>> START Recorded information
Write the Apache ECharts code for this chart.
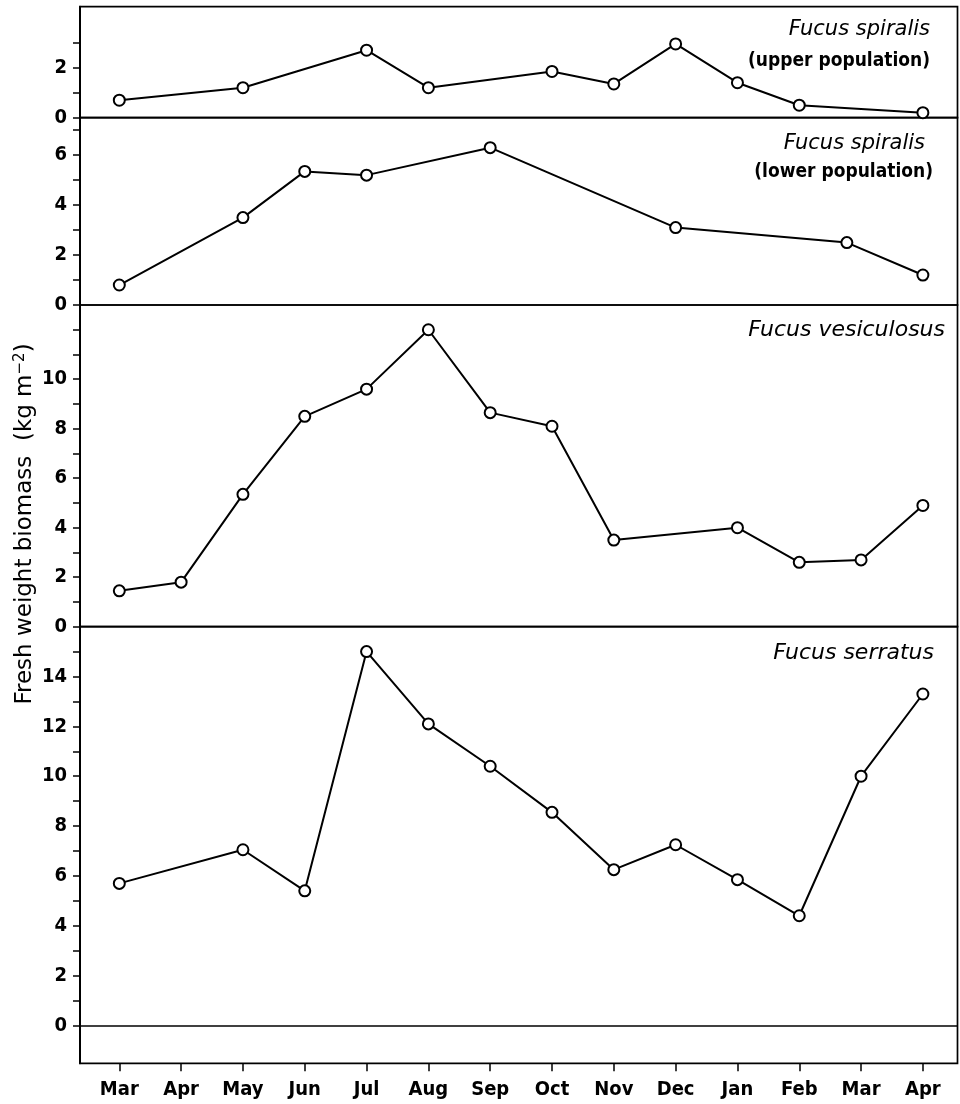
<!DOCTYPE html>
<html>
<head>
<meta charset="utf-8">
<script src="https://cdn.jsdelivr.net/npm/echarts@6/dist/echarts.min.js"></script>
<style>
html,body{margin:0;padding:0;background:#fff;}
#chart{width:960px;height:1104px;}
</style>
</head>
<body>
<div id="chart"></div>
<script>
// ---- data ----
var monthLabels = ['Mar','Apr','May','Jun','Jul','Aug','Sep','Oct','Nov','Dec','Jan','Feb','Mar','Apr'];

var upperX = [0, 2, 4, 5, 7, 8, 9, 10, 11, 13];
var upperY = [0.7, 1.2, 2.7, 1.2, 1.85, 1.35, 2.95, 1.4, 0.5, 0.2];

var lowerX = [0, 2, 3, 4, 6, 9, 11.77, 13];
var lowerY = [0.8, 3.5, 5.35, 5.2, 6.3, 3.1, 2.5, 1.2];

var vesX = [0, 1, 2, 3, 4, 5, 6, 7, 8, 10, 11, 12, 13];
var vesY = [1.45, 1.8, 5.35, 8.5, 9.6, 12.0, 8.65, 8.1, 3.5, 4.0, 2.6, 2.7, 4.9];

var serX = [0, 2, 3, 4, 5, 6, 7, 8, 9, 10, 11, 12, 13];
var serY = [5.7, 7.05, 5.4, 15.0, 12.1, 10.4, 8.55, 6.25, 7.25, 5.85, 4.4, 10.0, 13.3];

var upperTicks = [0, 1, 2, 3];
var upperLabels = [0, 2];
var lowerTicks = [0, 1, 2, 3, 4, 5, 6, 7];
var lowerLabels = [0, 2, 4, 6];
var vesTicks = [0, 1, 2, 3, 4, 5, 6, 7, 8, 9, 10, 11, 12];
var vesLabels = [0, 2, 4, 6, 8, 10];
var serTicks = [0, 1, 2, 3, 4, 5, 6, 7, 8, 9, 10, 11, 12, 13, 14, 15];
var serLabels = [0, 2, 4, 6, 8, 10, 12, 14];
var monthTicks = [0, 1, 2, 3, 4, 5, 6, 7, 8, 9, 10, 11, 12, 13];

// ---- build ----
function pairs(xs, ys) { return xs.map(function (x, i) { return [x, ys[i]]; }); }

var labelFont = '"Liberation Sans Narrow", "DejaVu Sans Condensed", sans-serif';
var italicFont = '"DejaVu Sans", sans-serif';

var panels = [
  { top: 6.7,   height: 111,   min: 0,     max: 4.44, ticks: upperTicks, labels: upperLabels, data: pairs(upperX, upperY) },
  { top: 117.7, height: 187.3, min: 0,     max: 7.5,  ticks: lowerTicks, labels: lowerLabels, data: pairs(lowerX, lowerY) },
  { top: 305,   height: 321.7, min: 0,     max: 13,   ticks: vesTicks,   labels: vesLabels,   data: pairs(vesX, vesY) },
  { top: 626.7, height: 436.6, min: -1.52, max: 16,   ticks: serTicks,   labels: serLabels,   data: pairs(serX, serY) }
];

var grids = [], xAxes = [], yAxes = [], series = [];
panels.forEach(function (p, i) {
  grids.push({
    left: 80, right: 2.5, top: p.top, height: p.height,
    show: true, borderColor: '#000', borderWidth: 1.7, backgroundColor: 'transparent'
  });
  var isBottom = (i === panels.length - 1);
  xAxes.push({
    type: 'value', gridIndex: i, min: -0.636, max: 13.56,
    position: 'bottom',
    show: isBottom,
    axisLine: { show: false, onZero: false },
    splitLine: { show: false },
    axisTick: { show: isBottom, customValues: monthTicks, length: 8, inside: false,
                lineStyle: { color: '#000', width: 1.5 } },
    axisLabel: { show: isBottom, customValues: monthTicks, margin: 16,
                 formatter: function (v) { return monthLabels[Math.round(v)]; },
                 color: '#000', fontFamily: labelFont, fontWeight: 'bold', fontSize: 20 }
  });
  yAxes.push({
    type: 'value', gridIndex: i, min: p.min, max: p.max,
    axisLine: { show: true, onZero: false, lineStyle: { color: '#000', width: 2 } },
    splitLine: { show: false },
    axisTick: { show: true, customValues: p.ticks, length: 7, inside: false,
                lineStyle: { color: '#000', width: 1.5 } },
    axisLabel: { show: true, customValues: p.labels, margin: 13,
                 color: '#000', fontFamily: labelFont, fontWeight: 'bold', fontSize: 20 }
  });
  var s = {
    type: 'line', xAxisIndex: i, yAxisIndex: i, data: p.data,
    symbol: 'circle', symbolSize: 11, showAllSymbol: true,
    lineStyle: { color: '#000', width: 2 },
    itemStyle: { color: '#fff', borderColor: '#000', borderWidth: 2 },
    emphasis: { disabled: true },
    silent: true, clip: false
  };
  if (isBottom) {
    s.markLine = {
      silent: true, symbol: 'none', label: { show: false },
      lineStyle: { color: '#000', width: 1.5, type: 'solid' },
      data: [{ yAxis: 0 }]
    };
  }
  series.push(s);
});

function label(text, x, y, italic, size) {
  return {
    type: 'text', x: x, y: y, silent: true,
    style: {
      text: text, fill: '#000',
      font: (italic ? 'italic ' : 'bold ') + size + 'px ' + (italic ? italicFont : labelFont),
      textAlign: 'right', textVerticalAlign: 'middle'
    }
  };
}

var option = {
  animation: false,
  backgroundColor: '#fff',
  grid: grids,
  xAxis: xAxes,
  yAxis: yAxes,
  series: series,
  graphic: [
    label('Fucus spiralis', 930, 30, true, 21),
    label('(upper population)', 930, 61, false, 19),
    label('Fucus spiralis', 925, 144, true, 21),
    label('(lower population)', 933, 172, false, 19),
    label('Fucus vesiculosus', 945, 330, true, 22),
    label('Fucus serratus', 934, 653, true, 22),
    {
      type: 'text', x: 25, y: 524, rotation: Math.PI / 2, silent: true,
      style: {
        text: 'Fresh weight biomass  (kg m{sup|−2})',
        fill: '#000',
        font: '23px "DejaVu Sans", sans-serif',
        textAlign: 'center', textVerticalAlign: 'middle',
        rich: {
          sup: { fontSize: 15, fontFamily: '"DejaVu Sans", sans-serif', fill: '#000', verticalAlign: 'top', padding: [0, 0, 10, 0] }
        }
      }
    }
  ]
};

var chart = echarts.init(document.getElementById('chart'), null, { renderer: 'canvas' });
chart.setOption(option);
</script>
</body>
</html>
>> END Recorded information
** Exercise **
Omit every picture while copying the listing above exactly.

** Answer below **
Write the Apache ECharts code for this chart.
<!DOCTYPE html>
<html>
<head>
<meta charset="utf-8">
<script src="https://cdn.jsdelivr.net/npm/echarts@6/dist/echarts.min.js"></script>
<style>
html,body{margin:0;padding:0;background:#fff;}
#chart{width:960px;height:1104px;}
</style>
</head>
<body>
<div id="chart"></div>
<script>
// ---- data ----
var monthLabels = ['Mar','Apr','May','Jun','Jul','Aug','Sep','Oct','Nov','Dec','Jan','Feb','Mar','Apr'];

var upperX = [0, 2, 4, 5, 7, 8, 9, 10, 11, 13];
var upperY = [0.7, 1.2, 2.7, 1.2, 1.85, 1.35, 2.95, 1.4, 0.5, 0.2];

var lowerX = [0, 2, 3, 4, 6, 9, 11.77, 13];
var lowerY = [0.8, 3.5, 5.35, 5.2, 6.3, 3.1, 2.5, 1.2];

var vesX = [0, 1, 2, 3, 4, 5, 6, 7, 8, 10, 11, 12, 13];
var vesY = [1.45, 1.8, 5.35, 8.5, 9.6, 12.0, 8.65, 8.1, 3.5, 4.0, 2.6, 2.7, 4.9];

var serX = [0, 2, 3, 4, 5, 6, 7, 8, 9, 10, 11, 12, 13];
var serY = [5.7, 7.05, 5.4, 15.0, 12.1, 10.4, 8.55, 6.25, 7.25, 5.85, 4.4, 10.0, 13.3];

var upperTicks = [0, 1, 2, 3];
var upperLabels = [0, 2];
var lowerTicks = [0, 1, 2, 3, 4, 5, 6, 7];
var lowerLabels = [0, 2, 4, 6];
var vesTicks = [0, 1, 2, 3, 4, 5, 6, 7, 8, 9, 10, 11, 12];
var vesLabels = [0, 2, 4, 6, 8, 10];
var serTicks = [0, 1, 2, 3, 4, 5, 6, 7, 8, 9, 10, 11, 12, 13, 14, 15];
var serLabels = [0, 2, 4, 6, 8, 10, 12, 14];
var monthTicks = [0, 1, 2, 3, 4, 5, 6, 7, 8, 9, 10, 11, 12, 13];

// ---- build ----
function pairs(xs, ys) { return xs.map(function (x, i) { return [x, ys[i]]; }); }

var labelFont = '"Liberation Sans Narrow", "DejaVu Sans Condensed", sans-serif';
var italicFont = '"DejaVu Sans", sans-serif';

var panels = [
  { top: 6.7,   height: 111,   min: 0,     max: 4.44, ticks: upperTicks, labels: upperLabels, data: pairs(upperX, upperY) },
  { top: 117.7, height: 187.3, min: 0,     max: 7.5,  ticks: lowerTicks, labels: lowerLabels, data: pairs(lowerX, lowerY) },
  { top: 305,   height: 321.7, min: 0,     max: 13,   ticks: vesTicks,   labels: vesLabels,   data: pairs(vesX, vesY) },
  { top: 626.7, height: 436.6, min: -1.52, max: 16,   ticks: serTicks,   labels: serLabels,   data: pairs(serX, serY) }
];

var grids = [], xAxes = [], yAxes = [], series = [];
panels.forEach(function (p, i) {
  grids.push({
    left: 80, right: 2.5, top: p.top, height: p.height,
    show: true, borderColor: '#000', borderWidth: 1.7, backgroundColor: 'transparent'
  });
  var isBottom = (i === panels.length - 1);
  xAxes.push({
    type: 'value', gridIndex: i, min: -0.636, max: 13.56,
    position: 'bottom',
    show: isBottom,
    axisLine: { show: false, onZero: false },
    splitLine: { show: false },
    axisTick: { show: isBottom, customValues: monthTicks, length: 8, inside: false,
                lineStyle: { color: '#000', width: 1.5 } },
    axisLabel: { show: isBottom, customValues: monthTicks, margin: 16,
                 formatter: function (v) { return monthLabels[Math.round(v)]; },
                 color: '#000', fontFamily: labelFont, fontWeight: 'bold', fontSize: 20 }
  });
  yAxes.push({
    type: 'value', gridIndex: i, min: p.min, max: p.max,
    axisLine: { show: true, onZero: false, lineStyle: { color: '#000', width: 2 } },
    splitLine: { show: false },
    axisTick: { show: true, customValues: p.ticks, length: 7, inside: false,
                lineStyle: { color: '#000', width: 1.5 } },
    axisLabel: { show: true, customValues: p.labels, margin: 13,
                 color: '#000', fontFamily: labelFont, fontWeight: 'bold', fontSize: 20 }
  });
  var s = {
    type: 'line', xAxisIndex: i, yAxisIndex: i, data: p.data,
    symbol: 'circle', symbolSize: 11, showAllSymbol: true,
    lineStyle: { color: '#000', width: 2 },
    itemStyle: { color: '#fff', borderColor: '#000', borderWidth: 2 },
    emphasis: { disabled: true },
    silent: true, clip: false
  };
  if (isBottom) {
    s.markLine = {
      silent: true, symbol: 'none', label: { show: false },
      lineStyle: { color: '#000', width: 1.5, type: 'solid' },
      data: [{ yAxis: 0 }]
    };
  }
  series.push(s);
});

function label(text, x, y, italic, size) {
  return {
    type: 'text', x: x, y: y, silent: true,
    style: {
      text: text, fill: '#000',
      font: (italic ? 'italic ' : 'bold ') + size + 'px ' + (italic ? italicFont : labelFont),
      textAlign: 'right', textVerticalAlign: 'middle'
    }
  };
}

var option = {
  animation: false,
  backgroundColor: '#fff',
  grid: grids,
  xAxis: xAxes,
  yAxis: yAxes,
  series: series,
  graphic: [
    label('Fucus spiralis', 930, 30, true, 21),
    label('(upper population)', 930, 61, false, 19),
    label('Fucus spiralis', 925, 144, true, 21),
    label('(lower population)', 933, 172, false, 19),
    label('Fucus vesiculosus', 945, 330, true, 22),
    label('Fucus serratus', 934, 653, true, 22),
    {
      type: 'text', x: 25, y: 524, rotation: Math.PI / 2, silent: true,
      style: {
        text: 'Fresh weight biomass  (kg m{sup|−2})',
        fill: '#000',
        font: '23px "DejaVu Sans", sans-serif',
        textAlign: 'center', textVerticalAlign: 'middle',
        rich: {
          sup: { fontSize: 15, fontFamily: '"DejaVu Sans", sans-serif', fill: '#000', verticalAlign: 'top', padding: [0, 0, 10, 0] }
        }
      }
    }
  ]
};

var chart = echarts.init(document.getElementById('chart'), null, { renderer: 'canvas' });
chart.setOption(option);
</script>
</body>
</html>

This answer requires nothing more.